Nondestructive testing (NDT) is nothing new. It's used routinely in the aerospace industry, and its use is growing in automotive and other industries. Getting maximum benefit from NDT, however, is going to take an attitude adjustment.
The first step, perhaps, is to understand that NDT is not just eddy current testing, or magnetic particle testing, or X-ray testing. It never ceases to amaze how many designers and engineers out there equate NDT with eddy current or magnetic particle testing, and nothing else. In fact, NDT encompasses a number of other technologies including dye penetrants and ultrasonics. Each of these technologies is designed to ferret out surface and/or subsurface discontinuities.
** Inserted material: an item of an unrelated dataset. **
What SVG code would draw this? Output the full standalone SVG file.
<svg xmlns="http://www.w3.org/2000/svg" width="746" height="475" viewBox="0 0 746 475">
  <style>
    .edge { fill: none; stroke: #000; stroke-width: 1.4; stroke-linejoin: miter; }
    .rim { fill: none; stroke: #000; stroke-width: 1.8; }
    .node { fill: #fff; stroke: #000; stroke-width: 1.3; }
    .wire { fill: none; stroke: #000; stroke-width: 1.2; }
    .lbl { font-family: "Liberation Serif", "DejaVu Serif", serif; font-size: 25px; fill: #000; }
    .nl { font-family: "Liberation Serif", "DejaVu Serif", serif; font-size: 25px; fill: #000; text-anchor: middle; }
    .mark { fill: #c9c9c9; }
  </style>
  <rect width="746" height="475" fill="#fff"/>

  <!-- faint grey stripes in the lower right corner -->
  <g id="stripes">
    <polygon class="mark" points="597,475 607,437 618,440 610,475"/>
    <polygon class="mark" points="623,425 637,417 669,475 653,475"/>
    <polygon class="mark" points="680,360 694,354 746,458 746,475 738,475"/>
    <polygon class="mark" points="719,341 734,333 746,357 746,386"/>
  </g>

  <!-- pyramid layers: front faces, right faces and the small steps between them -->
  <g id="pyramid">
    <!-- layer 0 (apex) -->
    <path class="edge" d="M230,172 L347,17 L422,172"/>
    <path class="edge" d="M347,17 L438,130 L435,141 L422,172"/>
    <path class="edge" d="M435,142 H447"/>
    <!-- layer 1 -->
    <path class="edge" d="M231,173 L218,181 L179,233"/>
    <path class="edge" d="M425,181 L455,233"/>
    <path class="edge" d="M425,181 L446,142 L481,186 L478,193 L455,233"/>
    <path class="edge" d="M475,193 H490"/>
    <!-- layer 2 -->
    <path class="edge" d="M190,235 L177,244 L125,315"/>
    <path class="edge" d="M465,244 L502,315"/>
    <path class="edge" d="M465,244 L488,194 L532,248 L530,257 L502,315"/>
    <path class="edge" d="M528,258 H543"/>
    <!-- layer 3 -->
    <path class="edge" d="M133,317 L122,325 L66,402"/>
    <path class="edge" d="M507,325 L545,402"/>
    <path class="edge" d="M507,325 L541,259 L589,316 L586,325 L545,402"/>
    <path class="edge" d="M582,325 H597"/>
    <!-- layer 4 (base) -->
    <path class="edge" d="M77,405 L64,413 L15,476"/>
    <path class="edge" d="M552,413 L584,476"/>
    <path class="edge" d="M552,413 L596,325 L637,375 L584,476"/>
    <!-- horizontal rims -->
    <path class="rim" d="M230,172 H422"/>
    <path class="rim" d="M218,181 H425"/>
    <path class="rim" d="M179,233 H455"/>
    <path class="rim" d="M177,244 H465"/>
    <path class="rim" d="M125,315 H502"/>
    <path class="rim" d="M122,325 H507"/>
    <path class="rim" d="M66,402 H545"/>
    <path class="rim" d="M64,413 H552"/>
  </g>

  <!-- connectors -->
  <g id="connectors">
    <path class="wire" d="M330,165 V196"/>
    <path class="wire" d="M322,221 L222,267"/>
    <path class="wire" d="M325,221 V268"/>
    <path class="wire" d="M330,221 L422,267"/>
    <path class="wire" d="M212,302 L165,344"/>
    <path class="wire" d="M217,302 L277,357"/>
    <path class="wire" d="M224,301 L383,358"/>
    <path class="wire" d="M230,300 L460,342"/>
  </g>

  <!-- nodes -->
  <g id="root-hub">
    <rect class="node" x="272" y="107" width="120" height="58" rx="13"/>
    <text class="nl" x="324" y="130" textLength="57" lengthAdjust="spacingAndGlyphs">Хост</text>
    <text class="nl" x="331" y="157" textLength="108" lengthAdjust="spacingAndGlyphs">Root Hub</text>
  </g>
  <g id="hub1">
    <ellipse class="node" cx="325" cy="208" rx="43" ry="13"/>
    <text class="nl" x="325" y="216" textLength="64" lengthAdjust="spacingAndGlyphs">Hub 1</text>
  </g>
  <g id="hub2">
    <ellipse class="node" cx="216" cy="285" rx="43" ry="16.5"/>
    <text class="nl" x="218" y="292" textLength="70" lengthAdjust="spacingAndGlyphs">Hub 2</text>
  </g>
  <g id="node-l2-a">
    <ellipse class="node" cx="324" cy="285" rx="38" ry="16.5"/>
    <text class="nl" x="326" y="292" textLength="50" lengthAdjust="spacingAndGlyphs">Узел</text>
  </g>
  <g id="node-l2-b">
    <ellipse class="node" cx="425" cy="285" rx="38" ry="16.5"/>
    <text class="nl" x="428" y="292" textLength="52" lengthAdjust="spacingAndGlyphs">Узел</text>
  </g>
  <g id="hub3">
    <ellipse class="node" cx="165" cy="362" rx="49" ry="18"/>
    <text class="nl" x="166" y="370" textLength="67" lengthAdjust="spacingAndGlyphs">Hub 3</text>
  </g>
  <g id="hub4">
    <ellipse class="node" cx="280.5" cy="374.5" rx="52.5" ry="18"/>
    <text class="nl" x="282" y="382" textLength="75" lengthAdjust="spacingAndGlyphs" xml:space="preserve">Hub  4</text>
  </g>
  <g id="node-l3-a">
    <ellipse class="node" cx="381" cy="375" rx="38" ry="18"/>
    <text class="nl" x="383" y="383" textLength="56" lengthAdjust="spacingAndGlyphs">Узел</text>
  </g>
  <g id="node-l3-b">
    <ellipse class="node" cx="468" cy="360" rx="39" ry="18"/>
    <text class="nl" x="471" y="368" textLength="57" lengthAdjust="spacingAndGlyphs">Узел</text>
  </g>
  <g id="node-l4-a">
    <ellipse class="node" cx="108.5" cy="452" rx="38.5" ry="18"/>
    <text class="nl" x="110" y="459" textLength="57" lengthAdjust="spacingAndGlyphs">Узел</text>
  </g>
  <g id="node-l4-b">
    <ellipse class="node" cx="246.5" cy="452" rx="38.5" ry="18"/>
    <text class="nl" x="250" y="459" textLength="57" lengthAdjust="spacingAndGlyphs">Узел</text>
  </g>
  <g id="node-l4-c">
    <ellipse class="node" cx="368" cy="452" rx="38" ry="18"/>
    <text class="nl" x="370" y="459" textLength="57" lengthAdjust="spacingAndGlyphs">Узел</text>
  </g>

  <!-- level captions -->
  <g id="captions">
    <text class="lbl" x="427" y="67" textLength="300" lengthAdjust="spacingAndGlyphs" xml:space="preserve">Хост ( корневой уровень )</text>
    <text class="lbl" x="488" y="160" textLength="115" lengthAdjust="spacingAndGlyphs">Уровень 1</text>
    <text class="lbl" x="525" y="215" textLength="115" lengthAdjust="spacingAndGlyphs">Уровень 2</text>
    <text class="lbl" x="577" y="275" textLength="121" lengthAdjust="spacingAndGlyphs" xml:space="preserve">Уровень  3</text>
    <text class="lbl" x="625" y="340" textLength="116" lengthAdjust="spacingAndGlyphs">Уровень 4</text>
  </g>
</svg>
The fact that there are a number of different NDT methodologies available leads to another point: not all NDT technologies are equally good at finding a specific defect. For example, it's not unusual for us to get a request to use X-ray inspection to locate surface cracks. While it's certainly possible to do so, other factors, such as part geometry, may work against X-ray inspection. If the surface crack is not in a plane perpendicular to the X-ray beam, it may not appear on the film. Eddy-current or magnetic-particle inspection would likely provide better results.
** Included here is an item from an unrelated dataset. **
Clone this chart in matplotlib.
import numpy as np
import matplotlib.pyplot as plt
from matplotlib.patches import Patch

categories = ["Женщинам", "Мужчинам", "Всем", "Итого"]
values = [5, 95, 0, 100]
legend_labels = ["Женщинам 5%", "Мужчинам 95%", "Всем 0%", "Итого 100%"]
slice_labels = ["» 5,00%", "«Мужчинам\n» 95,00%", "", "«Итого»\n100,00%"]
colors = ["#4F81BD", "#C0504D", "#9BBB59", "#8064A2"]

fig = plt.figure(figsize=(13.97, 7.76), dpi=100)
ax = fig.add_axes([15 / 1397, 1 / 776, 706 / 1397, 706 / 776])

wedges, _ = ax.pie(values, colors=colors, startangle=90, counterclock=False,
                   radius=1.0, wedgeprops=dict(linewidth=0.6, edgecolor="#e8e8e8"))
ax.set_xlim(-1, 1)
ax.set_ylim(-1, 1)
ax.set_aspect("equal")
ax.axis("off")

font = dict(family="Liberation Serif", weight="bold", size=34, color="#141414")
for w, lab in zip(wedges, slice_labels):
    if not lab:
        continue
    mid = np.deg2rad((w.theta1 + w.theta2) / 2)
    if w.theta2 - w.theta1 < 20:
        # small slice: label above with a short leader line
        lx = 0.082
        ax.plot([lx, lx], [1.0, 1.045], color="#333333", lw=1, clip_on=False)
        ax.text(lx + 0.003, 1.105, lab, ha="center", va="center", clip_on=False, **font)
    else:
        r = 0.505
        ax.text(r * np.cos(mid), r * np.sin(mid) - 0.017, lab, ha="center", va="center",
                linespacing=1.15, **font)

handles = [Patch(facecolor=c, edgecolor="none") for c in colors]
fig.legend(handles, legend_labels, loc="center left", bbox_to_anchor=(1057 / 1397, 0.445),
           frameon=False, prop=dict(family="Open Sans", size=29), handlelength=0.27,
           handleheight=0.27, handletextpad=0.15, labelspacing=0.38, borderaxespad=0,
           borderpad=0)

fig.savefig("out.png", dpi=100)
Designers need to consider up front what defects are likely to occur during the manufacturing process, and what test and inspection methods are best suited to detect them. Then they must incorporate that information into the specifications.
Most manufacturers are quick to accept the need for gages to confirm the part geometry specified on a print as part of the manufacturing process. That's not the case when it comes to incorporating methods for validating structural integrity, however. Why? We believe it's because NDT is viewed as expensive, and not a necessary cost of doing business. That's an attitude that involves serious risk.
This perception of NDT derives in part from how it is typically employed. Frequently, one, two, or maybe 5% of the pieces in a production run are sent to an NDT laboratory for testing. Because the cost to setup and run the required tests is distributed over a relatively small lot size, the price per piece can be high, depending on the tests. And, while statistically you're likely to have discovered any defects by testing a representative sampling of parts, you can't be certain you've caught them all.
Just as often, NDT inspections are done on an emergency basis. A defect is discovered in product that has already been shipped. Now the remaining product must be retrieved and inspected in panic mode. The cost of transportation, and the cost of running the tests on an emergency basis, plus any compensation due the customer can be very expensive. So expensive, in fact, that the cost of one such episode could more than pay for 100% part NDT inspection for a year. In the extreme, we're familiar with three instances where the cost was enough to put the manufacturer out of business.
It doesn't have to be that way. Take a look at the aerospace industry, for example. Their attitude is that the potential liability resulting from the failure of a single defective part more than justifies the cost of programs calling for 100% inspection of critical components using NDT. In effect, it's cheap insurance.
There's another related misconception about NDT that says it's not suitable for high-volume operations. That's simply not the case. While it's true that many NDT laboratories are not set up to do high-volume work there are others who can keep pace. We've handled production runs as high as three-million pieces.
In high-volume applications, NDT leads to choices and trade-offs. Is it more cost-effective to do the testing in-house or outside? Establishing an in-house capability may require a substantial capital investment, plus staffing and training costs--but offers total control. Outsourcing the work eliminates tying up capital, but also involves relinquishing some control.
A third option offers installation and maintenance of NDT equipment at the manufacturer's facility plus operator training, in return for a per-piece processing fee. You avoid the capital expense of purchasing the equipment, yet retain control of the inspection process.